- Zayandeh Rud-e Jonubi Rural District
- Coordinates: 32°40′N 50°31′E﻿ / ﻿32.667°N 50.517°E
- Country: Iran
- Province: Chaharmahal and Bakhtiari
- County: Ben
- District: Sheyda
- Established: 1987
- Capital: Azadegan

Population (2016)
- • Total: 1,161
- Time zone: UTC+3:30 (IRST)

= Zayandeh Rud-e Jonubi Rural District =

Rural district in Chaharmahal and Bakhtiari province, Iran

Zayandeh Rud-e Jonubi Rural District (دهستان زاينده رود جنوبي) is in Sheyda District of Ben County, Chaharmahal and Bakhtiari province, Iran. Its capital is the village of Azadegan. The previous capital of the rural district was the village of Heydari.

==Demographics==
===Population===
At the time of the 2006 National Census, the rural district's population (as a part of the former Ben District in Shahrekord County) was 5,018 in 1,247 households.
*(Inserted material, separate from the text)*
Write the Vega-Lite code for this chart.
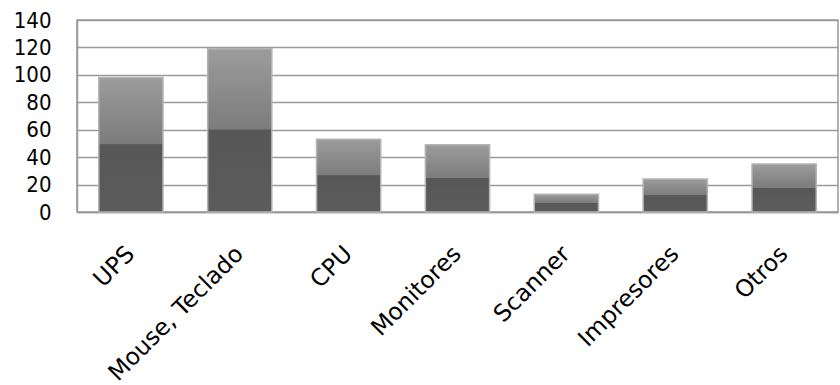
{
  "$schema": "https://vega.github.io/schema/vega-lite/v6.json",
  "width": 761,
  "height": 192,
  "autosize": {"type": "none"},
  "padding": {"left": 77, "top": 20, "right": 2, "bottom": 173},
  "background": "white",
  "config": {
    "view": {"stroke": "#9a9a9a", "strokeWidth": 1.5},
    "axis": {"labelColor": "#000000"}
  },
  "data": {
    "values": [
      {"categoria": "UPS", "valor": 98},
      {"categoria": "Mouse, Teclado", "valor": 119},
      {"categoria": "CPU", "valor": 53},
      {"categoria": "Monitores", "valor": 49},
      {"categoria": "Scanner", "valor": 13},
      {"categoria": "Impresores", "valor": 24},
      {"categoria": "Otros", "valor": 35}
    ]
  },
  "mark": {
    "type": "bar",
    "stroke": "#b4b4b4",
    "strokeWidth": 1.5,
    "fill": {
      "gradient": "linear",
      "x1": 0, "y1": 0, "x2": 0, "y2": 1,
      "stops": [
        {"offset": 0, "color": "#9c9c9c"},
        {"offset": 0.49, "color": "#7c7c7c"},
        {"offset": 0.5, "color": "#575757"},
        {"offset": 1, "color": "#5c5c5c"}
      ]
    }
  },
  "encoding": {
    "x": {
      "field": "categoria",
      "type": "nominal",
      "sort": null,
      "scale": {"paddingInner": 0.41, "paddingOuter": 0.2},
      "axis": {
        "title": null,
        "labelAngle": -45,
        "labelAlign": "right",
        "labelBaseline": "middle",
        "labelFont": "DejaVu Sans",
        "labelFontSize": 23.5,
        "labelPadding": 38,
        "ticks": false,
        "domainColor": "#9a9a9a",
        "domainWidth": 1.5
      }
    },
    "y": {
      "field": "valor",
      "type": "quantitative",
      "scale": {"domain": [0, 140], "nice": false},
      "axis": {
        "title": null,
        "values": [0, 20, 40, 60, 80, 100, 120, 140],
        "labelFont": "DejaVu Sans Condensed, DejaVu Sans",
        "labelFontSize": 22,
        "labelPadding": 26,
        "ticks": false,
        "domainColor": "#9a9a9a",
        "domainWidth": 1.5,
        "gridColor": "#9a9a9a",
        "gridWidth": 1.5,
        "gridOpacity": 1
      }
    }
  }
}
There were 4,833 inhabitants in 1,431 households at the following census of 2011. The 2016 census measured the population of the rural district as 1,161 in 240 households, by which time the district had been separated from the county in the establishment of Ben County. The rural district was transferred to the new Sheyda District. The most populous of its three villages was Azadegan, with 789 people.